Videre quam esse

The honking began first as a series of peevish, staccato beeps, then finally a sustained, angry drone. The grandmotherly type at the wheel of the huge sedan right directly behind me was going ballistic. This little drama unfolded last spring at the intersection of Towerview and Science, where I was poised on my bike in the left turn lane, obeying the traffic signal, preparing to proceed first down then up the hill towards the School of Engineering and then make my way over to my office in Davison.

Gesticulating and raving, Grandmother finally had enough of the cyclist impeding her progress and proceeded to clear the intersection of my presence, using the front end of her car as a bulldozer, then darting past the oncoming traffic, turned left down Science.

I had quickly unclipped before I ended up under her wheels, and found myself somewhere in the crosswalk. I shook my head in amazement. Was the driver somehow not aware this was Bike to Work Week?

Well of course she wasn’t, nor was the majority of the sentient members of the campus at the time, I daresay.

To assign a period of phony, hollow observance to a particular cause célèbre has become a durable way of paying lip service and preaching to various choirs; to seem concerned and engaged, rather than to be. And so it goes with events like Bike to Work Week.

As a cyclist and daily bike commuter, I am struck by the disconnect between the exhortations to ride to work, and the significant risks and obstacles to doing so, at least for those who work at the Medical Center. My commute is fraught with hazards, heavy traffic, dangerous intersections, debris-strewn inner lanes and aggressive motorists. If my own experiences, the letters to the editors of local newspapers, the rants of radio personalities and a review of death and injury statistics are at all telling, the regional antipathy held towards cyclists is staggering.

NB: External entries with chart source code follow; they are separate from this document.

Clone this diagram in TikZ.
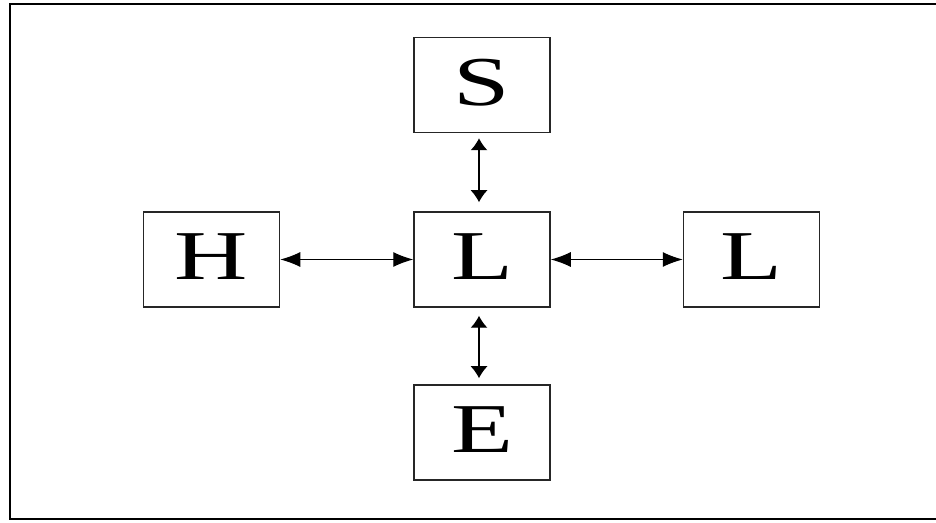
\documentclass[tikz,border=0pt]{standalone}
\usepackage{fontspec}
\setmainfont{Liberation Serif}
\usetikzlibrary{arrows.meta}
\tikzset{
  box/.style={draw=black!85, line width=0.75pt, minimum width=68pt, minimum height=47.5pt, inner sep=0pt,
    font=\fontsize{35}{35}\selectfont},
  harr/.style={{Latex[length=10pt,width=7.5pt]}-{Latex[length=10pt,width=7.5pt]}, line width=0.55pt, draw=black},
  varr/.style={{Latex[length=6pt,width=8.5pt]}-{Latex[length=6pt,width=8.5pt]}, line width=0.6pt, draw=black},
}
\newcommand{\bigletter}[1]{\raisebox{2.5pt}{\scalebox{1.45}[1]{#1}}}
\begin{document}
\begin{tikzpicture}[x=0.5pt,y=-0.5pt]
\useasboundingbox (0,0) rectangle (936,523);
\fill[white] (0,0) rectangle (936,523);
\coordinate (tr) at (936,4);
\coordinate (tl) at (10,4);
\coordinate (bl) at (10,519);
\coordinate (br) at (936,519);
\draw[line width=1.3pt] (tr) -- (tl) -- (bl) -- (br);
\node[box] (S) at (482,85) {\bigletter{S}};
\node[box] (C) at (482,259.5) {\bigletter{L}};
\node[box] (H) at (211.5,259.5) {\bigletter{H}};
\node[box] (R) at (751.5,259.5) {\bigletter{L}};
\node[box] (E) at (482,432.5) {\bigletter{E}};
\draw[varr, shorten <=2.5pt, shorten >=4.5pt] ([xshift=-1.5pt]S.south) -- ([xshift=-1.5pt]C.north);
\draw[varr, shorten <=4pt, shorten >=3pt] ([xshift=-1.5pt]C.south) -- ([xshift=-1.5pt]E.north);
\draw[harr] (H.east) -- (C.west);
\draw[harr] (C.east) -- (R.west);
\end{tikzpicture}
\end{document}
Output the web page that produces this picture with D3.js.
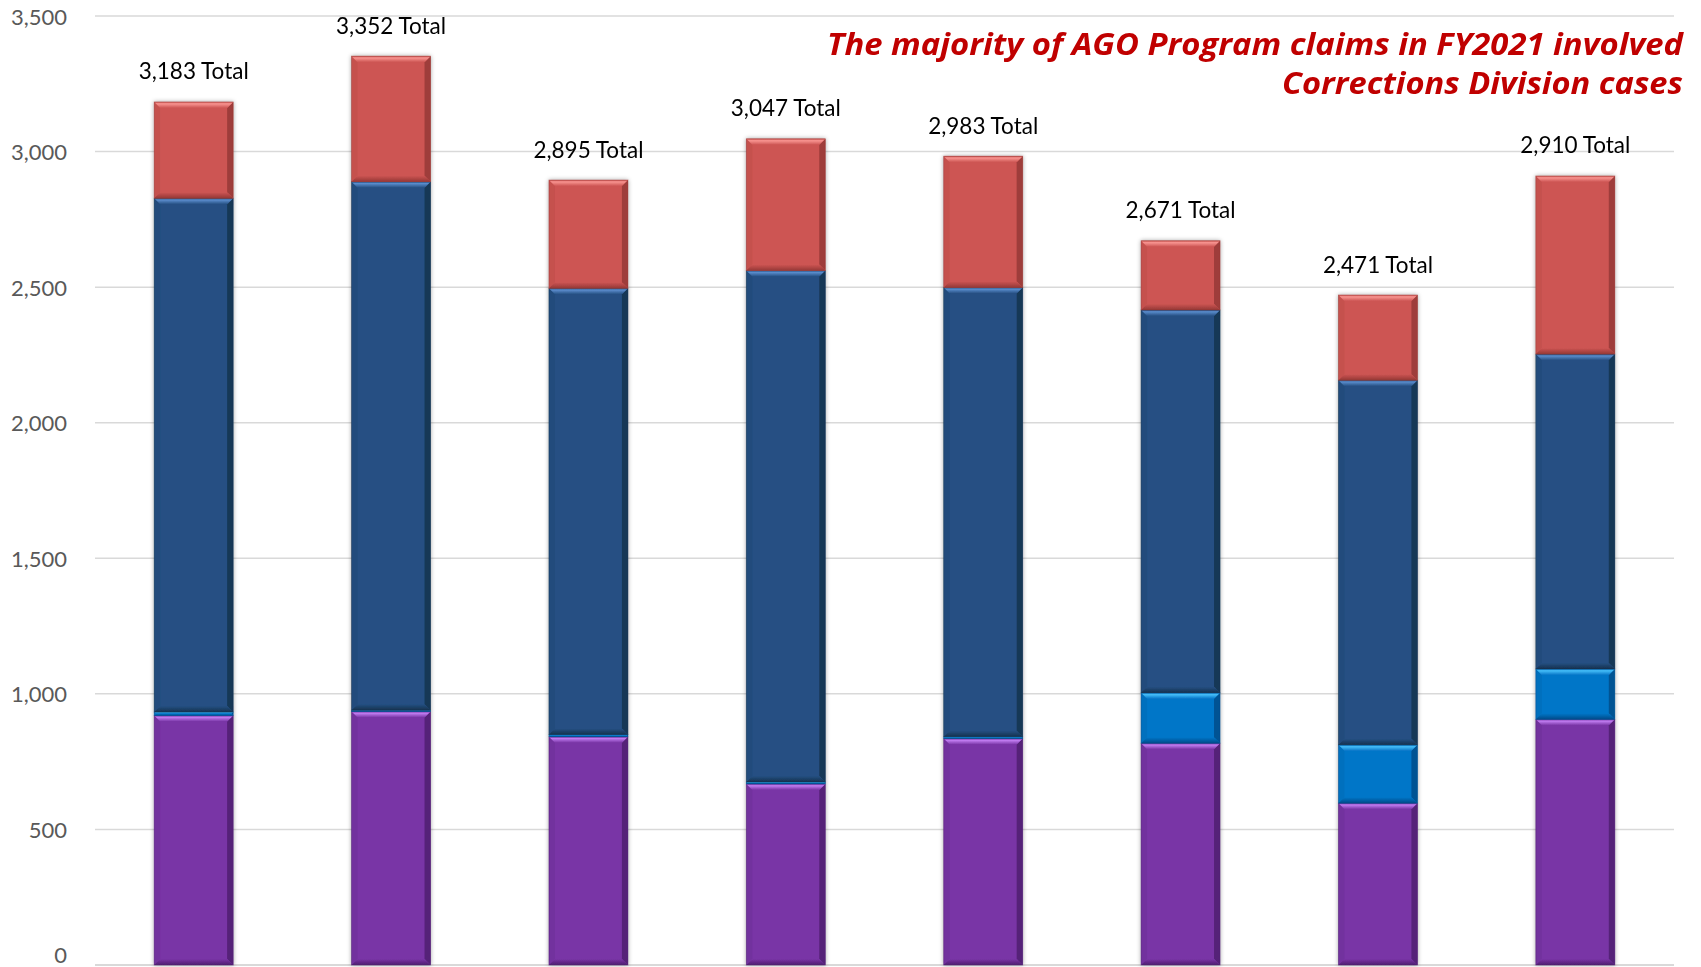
<!DOCTYPE html>
<html>
<head>
<meta charset="utf-8">
<script src="https://cdn.jsdelivr.net/npm/d3@7"></script>
<style>
  body { margin: 0; background: #fff; }
  svg { display: block; }
</style>
</head>
<body>
<svg id="chart" width="1701" height="967"></svg>
<script>
// fiscal years (axis labels fall below the visible area)
var categories = ["FY2014", "FY2015", "FY2016", "FY2017", "FY2018", "FY2019", "FY2020", "FY2021"];
// stacked from the bottom up
var purpleVals    = [920, 935, 842, 668, 835, 818, 597, 906];
var lightBlueVals = [13, 5, 8, 7, 7, 186, 215, 186];
var darkBlueVals  = [1895, 1949, 1646, 1886, 1657, 1412, 1345, 1161];
var redVals       = [355, 463, 399, 486, 484, 255, 314, 657];
var totals        = [3183, 3352, 2895, 3047, 2983, 2671, 2471, 2910];
var yTicks = [0, 500, 1000, 1500, 2000, 2500, 3000, 3500];
var titleLines = ["The majority of AGO Program claims in FY2021 involved", "Corrections Division cases"];

var keys = ["purple", "lightBlue", "darkBlue", "red"];
var colors = {
  purple:    {base: "#7935a6", top: "#c07cf0", bottom: "#4f1f70", side: "#6a2b93"},
  lightBlue: {base: "#0676c8", top: "#45bdf8", bottom: "#044c8a", side: "#0566b0"},
  darkBlue:  {base: "#255083", top: "#5a8ccc", bottom: "#16324f", side: "#1f4573"},
  red:       {base: "#cd5553", top: "#f89490", bottom: "#953836", side: "#b84a48"}
};

var rows = categories.map(function(c, i){
  return {cat: c, purple: purpleVals[i], lightBlue: lightBlueVals[i],
          darkBlue: darkBlueVals[i], red: redVals[i], total: totals[i]};
});

var svg = d3.select("#chart");

var x = d3.scaleBand()
  .domain(categories)
  .range([95, 1674])
  .paddingInner(0.6)
  .paddingOuter(0.3);

var y = d3.scaleLinear()
  .domain([0, 3500])
  .range([965, 16]);

// gradients for the bevel edges
var defs = svg.append("defs");
keys.forEach(function(k){
  var g = defs.append("linearGradient").attr("id", "top-" + k)
    .attr("x1", 0).attr("y1", 0).attr("x2", 0).attr("y2", 1);
  g.append("stop").attr("offset", "0%").attr("stop-color", colors[k].base);
  g.append("stop").attr("offset", "30%").attr("stop-color", colors[k].top);
  g.append("stop").attr("offset", "100%").attr("stop-color", colors[k].base);
  var b = defs.append("linearGradient").attr("id", "bot-" + k)
    .attr("x1", 0).attr("y1", 0).attr("x2", 0).attr("y2", 1);
  b.append("stop").attr("offset", "0%").attr("stop-color", colors[k].base);
  b.append("stop").attr("offset", "100%").attr("stop-color", colors[k].bottom);
});
var shadow = defs.append("filter").attr("id", "shadow")
  .attr("x", "-20%").attr("y", "-5%").attr("width", "140%").attr("height", "110%");
shadow.append("feDropShadow")
  .attr("dx", 0).attr("dy", 0).attr("stdDeviation", 2.2)
  .attr("flood-color", "#000").attr("flood-opacity", 0.35);

// gridlines
svg.append("g")
  .selectAll("line")
  .data(yTicks.slice(1))
  .enter()
  .append("line")
  .attr("x1", 95).attr("x2", 1674)
  .attr("y1", function(d){ return y(d); })
  .attr("y2", function(d){ return y(d); })
  .attr("stroke", "#d9d9d9")
  .attr("stroke-width", 1.5);

svg.append("line")
  .attr("x1", 95).attr("x2", 1674)
  .attr("y1", y(0)).attr("y2", y(0))
  .attr("stroke", "#d9d9d9")
  .attr("stroke-width", 2);

// y axis labels
svg.append("g")
  .selectAll("text")
  .data(yTicks)
  .enter()
  .append("text")
  .attr("x", 67)
  .attr("y", function(d){ return Math.min(y(d), 954); })
  .attr("text-anchor", "end")
  .attr("dominant-baseline", "central")
  .style("font-family", "Lato, 'Open Sans', sans-serif")
  .style("font-size", "22px")
  .style("fill", "#595959")
  .text(d3.format(","));

// stacked bars
var stack = d3.stack().keys(keys);
var series = stack(rows);

var bars = svg.append("g").attr("filter", "url(#shadow)");

series.forEach(function(s){
  var k = s.key, c = colors[k];
  var seg = bars.append("g").attr("class", "series-" + k)
    .selectAll("g")
    .data(s)
    .enter()
    .append("g")
    .attr("transform", function(d){ return "translate(" + x(d.data.cat) + "," + y(d[1]) + ")"; });

  seg.each(function(d){
    var g = d3.select(this);
    var w = x.bandwidth();
    var h = y(d[0]) - y(d[1]);
    if (h <= 0) return;
    var b = Math.min(6, h / 2);
    g.append("rect").attr("width", w).attr("height", h).attr("fill", c.base);
    // left / right edges
    g.append("polygon")
      .attr("points", [[0,0],[b,b],[b,h-b],[0,h]].join(" "))
      .attr("fill", c.side).attr("opacity", 0.4);
    g.append("polygon")
      .attr("points", [[w,0],[w-b,b],[w-b,h-b],[w,h]].join(" "))
      .attr("fill", c.bottom).attr("opacity", 0.85);
    // top and bottom bevels
    g.append("polygon")
      .attr("points", [[0,0],[w,0],[w-b,b],[b,b]].join(" "))
      .attr("fill", "url(#top-" + k + ")");
    g.append("polygon")
      .attr("points", [[b,h-b],[w-b,h-b],[w,h],[0,h]].join(" "))
      .attr("fill", "url(#bot-" + k + ")");
    g.append("rect").attr("width", w).attr("height", h)
      .attr("fill", "none").attr("stroke", c.bottom).attr("stroke-width", 0.8).attr("opacity", 0.6);
  });
});

// total labels
svg.append("g")
  .selectAll("text")
  .data(rows)
  .enter()
  .append("text")
  .attr("x", function(d){ return x(d.cat) + x.bandwidth() / 2; })
  .attr("y", function(d){ return y(d.total) - 31; })
  .attr("text-anchor", "middle")
  .attr("dominant-baseline", "central")
  .style("font-family", "Lato, 'Open Sans', sans-serif")
  .style("font-size", "22.5px")
  .style("fill", "#000")
  .text(function(d){ return d3.format(",")(d.total) + " Total"; });

// title, top right
var titleWidths = [856, 401];
svg.append("g")
  .selectAll("text")
  .data(titleLines)
  .enter()
  .append("text")
  .attr("x", 1683)
  .attr("y", function(d, i){ return 55 + i * 39; })
  .attr("text-anchor", "end")
  .attr("textLength", function(d, i){ return titleWidths[i]; })
  .attr("lengthAdjust", "spacingAndGlyphs")
  .style("font-family", "'Open Sans', sans-serif")
  .style("font-weight", "bold")
  .style("font-style", "italic")
  .style("font-size", "31px")
  .style("fill", "#c00000")
  .text(function(d){ return d; });
</script>
</body>
</html>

The mindset is, yes bicyclists are legally entitled to their share of road, but I find these a stupid set of laws, therefore I am entitled to flout them. There is no safety in numbers either, as fellow cyclists on campus are just as apt to be clutching a latte in hand, iPod in place and either riding the wrong way or quelling the foot traffic on the sidewalk.

After surviving the trek through Durham, one’s arrival on campus is no guarantee of safety, as its streets are generally in poor repair (although there have been patchy, but major improvements of late), clogged with buses, delivery trucks and randomly intersected with the Brownian motion of meandering pedestrians.

I visited Portland, Oregon last year. I was a bit disappointed. The city was more afflicted with the peculiarly Northwestern variant of urban blight than I had expected, but Portland was nothing if not serious about bicycle commuting, and the bicycle is a legitimate means of transportation for a significant proportion of its citizens.

Riding a bike to work out there just seems to make sense and is supported by the city’s traffic engineering, with the wide spread installation of dedicated bike lanes and “bike boxes” at intersections. There is a robust advocacy for cycling to be found in the city’s Bicycle Transportation Alliance.

The end result of all this is a pervasion of bicycle commuting and the requisite financial and social commitment into Portland’s culture and infrastructure to a degree that I have not seen equaled in any other American city. A bellman at my hotel told me he had not been in an automobile in over ten years. I never got the impression that Portland’s bike commuters were affecting a pose or trying to make a statement (which I would argue is the least valid reason to ride one’s bike to work). For many out that way, there just seems to be no good reason not to.

So should the greater Duke community be urged to commute to work by bicycle? Not as circumstances dictate in the here and now. Too many of us have stories, from the scary close encounter to the near-death experience. As for myself, it is a combination of convenience, foolhardiness and a compulsive need to ride several thousand miles a year that keeps me commuting on my bike to work.

But save for a select and lucky few living in close proximity to the campus, the venture is far too dangerous, the thoroughfares too inhospitable. Durham is not Portland, it is not Boulder, Colorado, it is not even Carrboro. Most of the time, that is a good thing. But Durham’s central roads and traffic flow present very real impediments to safe biwwcycle travel, and too many motorists regard cyclists as potential hood and grill ornaments.

As campus and medical center construction increases, bringing about added congestion, I don’t see any of this improving. I hope one day the culture may change, and the institutions around these parts will finally get serious about alternate forms of transportation and implement the necessary funding and system-wide changes to get more commuters out of their automobiles. But until then, we’ll have to settle for Bike to Work Week.

I suppose that’s a start.

Dr. Thomas Sporn is an associate professor in the Department of Pathology. His column runs every other Friday.